Fonte: Folha de SP
Entre os impactos causados pela pandemia de Covid-19, a fome é um problema social que voltou com força à mesa dos brasileiros.
Segundo o Grupo de Pesquisa Alimento para Justiça, 125,6 milhões de brasileiros (59% da população) não comeram em quantidade e qualidade ideais desde a chegada do coronavírus.
Em situação ainda pior, são os estimados 19 milhões de pessoas no país que passaram fome em 2020, primeiro ano da crise sanitária, de acordo com estudo da Rede Penssan (Rede Brasileira de Pesquisa em Soberania e Segurança Alimentar e Nutricional).
Para amenizar a insegurança alimentar que pesa contra as famílias mais vulneráveis, uma coalização formada por empresários do setor supermercadista do país lançou uma campanha de arrecadação de doações em dinheiro nesta terça-feira (20).
Todo o dinheiro angariado será convertido em cestas básicas ou cartões com crédito de R$ 100 para compras de alimentos em qualquer supermercado do país. O modelo é parecido com o Programa Bolsa Família, mas a diferença é que o crédito só será usado na aquisição de alimentos e será ofertado, inicialmente, uma única vez.
Sob o guarda-chuva da Abras (Associação Brasileira de Supermercados), a campanha terá a duração de 120 dias e pretende alcançar não apenas o empresariado do setor, mas doadores de outros segmentos, além de pessoas físicas.
João Galassi, presidente da Abras, disse na apresentação da campanha aos jornalistas que as doações serão divididas em dois grupos para facilitar a logística de distribuição a quem mais precisa.As doações de até R$ 5.000 serão entregues à Ação Cidadania, ONG fundada pelo sociólogo Betinho (1935-1997), que combate a insegurança alimentar no país há 28 anos. A entidade vai converter os valores doados em cestas básicas.
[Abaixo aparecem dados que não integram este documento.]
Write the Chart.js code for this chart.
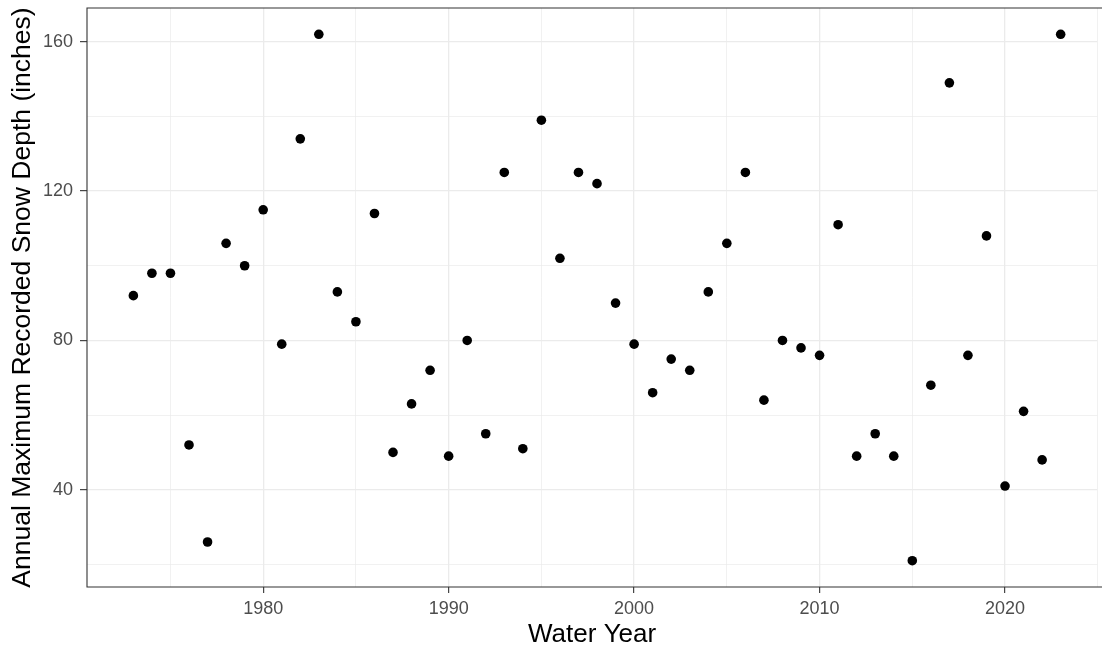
<!DOCTYPE html>
<html>
<head>
<meta charset="utf-8">
<script src="https://cdn.jsdelivr.net/npm/chart.js@4.4.0/dist/chart.umd.min.js"></script>
<style>
  html, body { margin: 0; padding: 0; background: #ffffff; overflow: hidden; }
  #wrap { position: relative; width: 1102px; height: 650px; overflow: hidden; }
  #c { display: block; }
</style>
</head>
<body>
<div id="wrap"><canvas id="c" width="1102" height="650"></canvas></div>
<script>
// ---- data ----
const years = [1973,1974,1975,1976,1977,1978,1979,1980,1981,1982,1983,1984,1985,1986,1987,1988,1989,1990,1991,1992,1993,1994,1995,1996,1997,1998,1999,2000,2001,2002,2003,2004,2005,2006,2007,2008,2009,2010,2011,2012,2013,2014,2015,2016,2017,2018,2019,2020,2021,2022,2023];
const snowDepth = [92,98,98,52,26,106,100,115,79,134,162,93,85,114,50,63,72,49,80,55,125,51,139,102,125,122,90,79,66,75,72,93,106,125,64,80,78,76,111,49,55,49,21,68,149,76,108,41,61,48,162];

const xMajorTicks = [1980,1990,2000,2010,2020];
const xMinorTicks = [1975,1985,1995,2005,2015,2025];
const yMajorTicks = [40,80,120,160];
const yMinorTicks = [20,60,100,140];

// visible window (the panel's right edge is cut off by the picture edge)
const xRange = [1970.5, 2024.97];
const yRange = [13.95, 169.05];

const xTitle = 'Water Year';
const yTitle = 'Annual Maximum Recorded Snow Depth (inches)';

// ---- chart ----
const points = years.map((y, i) => ({ x: y, y: snowDepth[i] }));
const FONT = "'Liberation Sans', Arial, Helvetica, sans-serif";

const isMajor = (arr, v) => arr.indexOf(v) !== -1;

const panelBorder = {
  id: 'panelBorder',
  afterDatasetsDraw(chart) {
    const a = chart.chartArea, ctx = chart.ctx;
    ctx.save();
    ctx.strokeStyle = '#333333';
    ctx.lineWidth = 1.1;
    ctx.beginPath();
    ctx.moveTo(chart.width + 2, a.top);
    ctx.lineTo(a.left, a.top);
    ctx.lineTo(a.left, a.bottom);
    ctx.lineTo(chart.width + 2, a.bottom);
    ctx.stroke();
    ctx.restore();
  }
};

function noPad(scale) {
  scale.paddingTop = 0;
  scale.paddingBottom = 0;
  scale.paddingLeft = 0;
  scale.paddingRight = 0;
}

new Chart(document.getElementById('c'), {
  type: 'scatter',
  data: {
    datasets: [{
      data: points,
      backgroundColor: '#000000',
      borderWidth: 0,
      pointRadius: 4.8,
      pointHoverRadius: 4.8
    }]
  },
  options: {
    responsive: false,
    maintainAspectRatio: false,
    devicePixelRatio: 1,
    animation: false,
    events: [],
    layout: { padding: { top: 8, right: 0, bottom: 0, left: 0 } },
    plugins: { legend: { display: false }, tooltip: { enabled: false } },
    scales: {
      x: {
        type: 'linear',
        min: xRange[0],
        max: xRange[1],
        afterBuildTicks(scale) {
          scale.ticks = xMinorTicks.concat(xMajorTicks).sort((a, b) => a - b).map(v => ({ value: v }));
        },
        afterFit(scale) { scale.height = 63; noPad(scale); },
        border: { display: false },
        grid: {
          color: '#ebebeb',
          lineWidth: ctx => isMajor(xMajorTicks, ctx.tick && ctx.tick.value) ? 1.3 : 0.7,
          drawTicks: true,
          tickLength: 6,
          tickColor: ctx => isMajor(xMajorTicks, ctx.tick && ctx.tick.value) ? '#333333' : 'rgba(0,0,0,0)',
          tickWidth: 1.1
        },
        ticks: {
          autoSkip: false,
          maxRotation: 0,
          padding: 5,
          color: '#4d4d4d',
          font: { family: FONT, size: 18 },
          callback: v => isMajor(xMajorTicks, v) ? String(v) : ''
        },
        title: {
          display: true,
          text: xTitle,
          color: '#000000',
          font: { family: FONT, size: 26 },
          padding: { top: 4, bottom: 0 }
        }
      },
      y: {
        type: 'linear',
        min: yRange[0],
        max: yRange[1],
        afterBuildTicks(scale) {
          scale.ticks = yMinorTicks.concat(yMajorTicks).sort((a, b) => a - b).map(v => ({ value: v }));
        },
        afterFit(scale) { scale.width = 87; noPad(scale); },
        border: { display: false },
        grid: {
          color: '#ebebeb',
          lineWidth: ctx => isMajor(yMajorTicks, ctx.tick && ctx.tick.value) ? 1.3 : 0.7,
          drawTicks: true,
          tickLength: 7,
          tickColor: ctx => isMajor(yMajorTicks, ctx.tick && ctx.tick.value) ? '#333333' : 'rgba(0,0,0,0)',
          tickWidth: 1.1
        },
        ticks: {
          autoSkip: false,
          padding: 7,
          color: '#4d4d4d',
          font: { family: FONT, size: 18 },
          callback: v => isMajor(yMajorTicks, v) ? String(v) : ''
        },
        title: {
          display: true,
          text: yTitle,
          color: '#000000',
          font: { family: FONT, size: 26.5 },
          padding: { top: 7, bottom: 0 }
        }
      }
    }
  },
  plugins: [panelBorder]
});
</script>
</body>
</html>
Com sua rede capilarizada de entregas de alimentos, a Ação Cidadania disse que emitirá um comprovante fiscal aos doadores após a entrega dos alimentos aos beneficiados.
“A fome não é uma criação da pandemia. Depois dela, o problema continuará entre nós. É preciso educação, oportunidade de emprego e saúde para combatê-la, mas enquanto isso não chega às populações vulneráveis, iniciativas como essa amenizam o problema”, disse Rodrigo Afonso, diretor da Ação Cidadania.
Afonso lembrou que o Brasil saiu do mapa da fome extrema em 2014, mas “foi preciso menos de quatro anos para voltarmos ao grupo de países nesta condição. O problema só piorou na pandemia”.
Já os valores acima de R$ 5.000 serão transformados em cartões com créditos de R$ 100 cada um. “Serão os próprios empresários que, no momento da doação, vão escolher a região em que os cartões serão entregues”, disse Galassi.
Na região escolhida, a entrega dos cartões será feita em parceria com os municípios a partir dos cadastros de pessoas em situação de vulnerabilidade social que já são beneficiadas por programas de assistência.
Ronaldo dos Santos, presidente da Associação Paulista de Supermercados, disse que serão as prefeituras as responsáveis por dizer quem poderá receber o crédito. “Porque elas já mantêm as informações das famílias mais vulnerabilizadas”.
As famílias beneficiadas com o vale-compra de alimentos poderão usar o crédito quantas vezes quiserem até o limite do valor ofertado. A partir do desbloqueio do cartão, o dinheiro estará disponível para uso em até 90 dias.
Os únicos itens não permitidos para compra serão cigarros e bebidas alcoólicas. Os primeiros cartões serão distribuídos em até 30 dias. Os empresários não poderão deduzir o valor doado em imposto de renda, mas terão suas logomarcas fixadas nos cartões.
A dedução de imposto também não será permitida para pessoas físicas. O primeiro aporte doado, de R$ 50 mil, foi feito por Valdemar Martins do Amaral, diretor do grupo ABC, com supermercados espalhados por Minas Gerais. “Quero que essa doação alcance as famílias da minha região. Se cada um cuidar do seu terreno, a fome acaba”, disse.